[pfSense] Virtual IPs: Carp or proxy arp?
athompso at athompso.net
Thu Mar 22 08:32:34 EDT 2012
> On 2012-03-21 21:22, Adam Thompson wrote:
> > Based on that very high-level summary:
> > -assuming the /28 isn't a true routed /28,
> I would have to ask my ISP to get the answer?
> What is a true routed subnet? It means that every IP address in the
> subnet is availabie in a switch in which you connect your ISP's
> network cable or is it that you must use a firewall or router of
> your own to address those IPs?
I knew you were going to ask that :-). By my definition, a routed subnet
is one where you control a router that has (at least) two interfaces, the
entire /28 is bound to one of them, and the other interface has an IP
address that is *outside* the subnet.
In other words, the ISP delegates the entire subnet to you, and tells you
what (static) IP address they expect to reach you *through*. Delegations
in this traditional style are becoming increasingly rare, because with
advances in OSS software and hardware, it has become very easy for them to
allocate you chunks of IP space directly (without needing a router).
Also, the average consumer connecting to the internet actually *prefers* a
bunch of IPs they can use directly without having to set up a router.
When you *have* a router, however, it adds complications like 1:1 NAT.
I haven't seen any ISP delegate anything smaller than a /24 for quite a
few years now. It does make the ISP's routing more complex when they
delegate (routing table size increases, and someone has to provision
either static routes or BGP peering), so many avoid doing so at all.
Based on my experience, there are now more ISPs than there are network
engineers competent to manage delegation, so many ISPs simply don't have
the expertise required to delegate anything correctly - and therefore they
don't do it.
> > -set pfSense's WAN IP to the first IP in the range (or reserve the
> > first three if using CARP for HA)
> I already planned/reserved 3 IPs in all of my subnets, and with the
OK :-). Although it's not perfect, pfSense's HA is pretty impressive -
and so easy that you may as well use it!
> > -set all remaining IPs as CARP-type aliases, and implement inbound
> > NAT a necessary (maybe including 1:1 for the FTP server)

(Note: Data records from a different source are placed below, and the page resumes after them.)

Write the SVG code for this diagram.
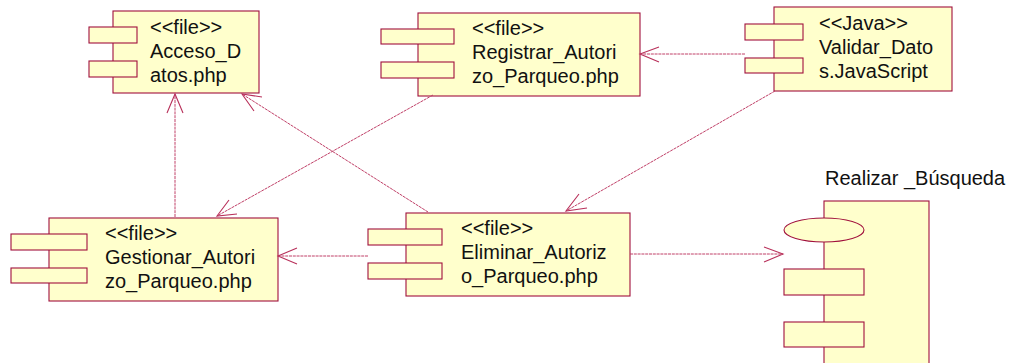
<svg xmlns="http://www.w3.org/2000/svg" width="1013" height="363" viewBox="0 0 1013 363">
<style>
.b{fill:#ffffcc;stroke:#a0103c;stroke-width:1.1}
.t{font-family:"Liberation Sans",Arial,sans-serif;font-size:20px;fill:#111}
.c{fill:none;stroke:#c04068;stroke-width:1;stroke-dasharray:3 0.8}
.h{fill:none;stroke:#b8305a;stroke-width:1.1}
</style>
<rect width="1013" height="363" fill="#fff"/>
<g id="acceso">
<rect class="b" x="113" y="11" width="146" height="82"/>
<rect class="b" x="89" y="27" width="48" height="16"/>
<rect class="b" x="89" y="61" width="48" height="16"/>
<text class="t" x="150" y="34">&lt;&lt;file&gt;&gt;</text>
<text class="t" x="150" y="58">Acceso_D</text>
<text class="t" x="150" y="82">atos.php</text>
</g>
<g id="registrar">
<rect class="b" x="418" y="13" width="222" height="83"/>
<rect class="b" x="381" y="29" width="73" height="15"/>
<rect class="b" x="381" y="62" width="73" height="16"/>
<text class="t" x="472" y="35">&lt;&lt;file&gt;&gt;</text>
<text class="t" x="472" y="59">Registrar_Autori</text>
<text class="t" x="472" y="83">zo_Parqueo.php</text>
</g>
<g id="validar">
<rect class="b" x="774" y="7" width="178" height="84"/>
<rect class="b" x="745" y="24" width="58" height="16"/>
<rect class="b" x="745" y="58" width="58" height="15"/>
<text class="t" x="819" y="30">&lt;&lt;Java&gt;&gt;</text>
<text class="t" x="819" y="54">Validar_Dato</text>
<text class="t" x="819" y="78">s.JavaScript</text>
</g>
<g id="gestionar">
<rect class="b" x="49" y="218" width="229" height="83"/>
<rect class="b" x="11" y="234" width="76" height="16"/>
<rect class="b" x="11" y="268" width="76" height="15"/>
<text class="t" x="105" y="240">&lt;&lt;file&gt;&gt;</text>
<text class="t" x="105" y="264">Gestionar_Autori</text>
<text class="t" x="105" y="288">zo_Parqueo.php</text>
</g>
<g id="eliminar">
<rect class="b" x="406" y="213" width="224" height="83"/>
<rect class="b" x="368" y="229" width="74" height="16"/>
<rect class="b" x="368" y="263" width="74" height="16"/>
<text class="t" x="461" y="235">&lt;&lt;file&gt;&gt;</text>
<text class="t" x="461" y="259">Eliminar_Autoriz</text>
<text class="t" x="461" y="283">o_Parqueo.php</text>
</g>
<g id="realizar">
<text class="t" x="825" y="185">Realizar _Búsqueda</text>
<rect class="b" x="824" y="201" width="105" height="170"/>
<ellipse class="b" cx="824" cy="230" rx="40" ry="12"/>
<rect class="b" x="784" y="269" width="80" height="26"/>
<rect class="b" x="784" y="322" width="80" height="25"/>
</g>
<g id="connectors">
<line class="c" x1="175" y1="217" x2="175" y2="94"/>
<polyline class="h" points="167,113 175,94 183,113"/>
<line class="c" x1="428" y1="212" x2="242" y2="94"/>
<polyline class="h" points="262,97 242,94 254,111"/>
<line class="c" x1="433" y1="95" x2="217" y2="216"/>
<polyline class="h" points="229,200 217,216 237,214"/>
<line class="c" x1="745" y1="54" x2="640" y2="54"/>
<polyline class="h" points="659,47 640,54 659,62"/>
<line class="c" x1="775" y1="91" x2="566" y2="211"/>
<polyline class="h" points="579,194 566,211 587,208"/>
<line class="c" x1="368" y1="256" x2="278" y2="256"/>
<polyline class="h" points="297,248 278,256 297,264"/>
<line class="c" x1="630" y1="254" x2="783" y2="254"/>
<polyline class="h" points="764,247 783,254 764,262"/>
</g>
</svg>
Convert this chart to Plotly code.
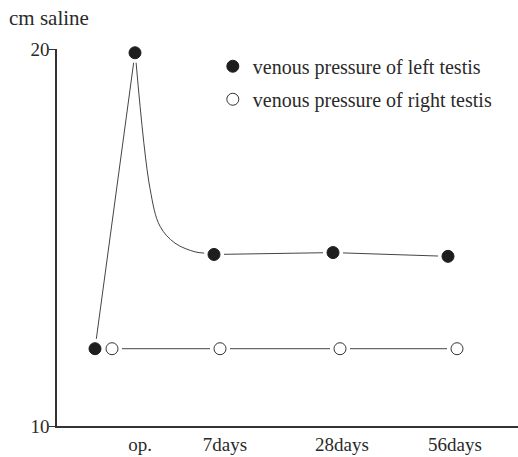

> Ok, but are there drawbacks compared to an alias VIP?
None that I've run into personally. The one I can think of is that you
can't (or rather, shouldn't) run CARP on the same network (or VLAN, or...)
as any Cisco HSRP devices because they use the same Ethertype value but
aren't compatible. Or maybe that was VRRP, can't remember. Not likely to
be an issue for very many people, in any case.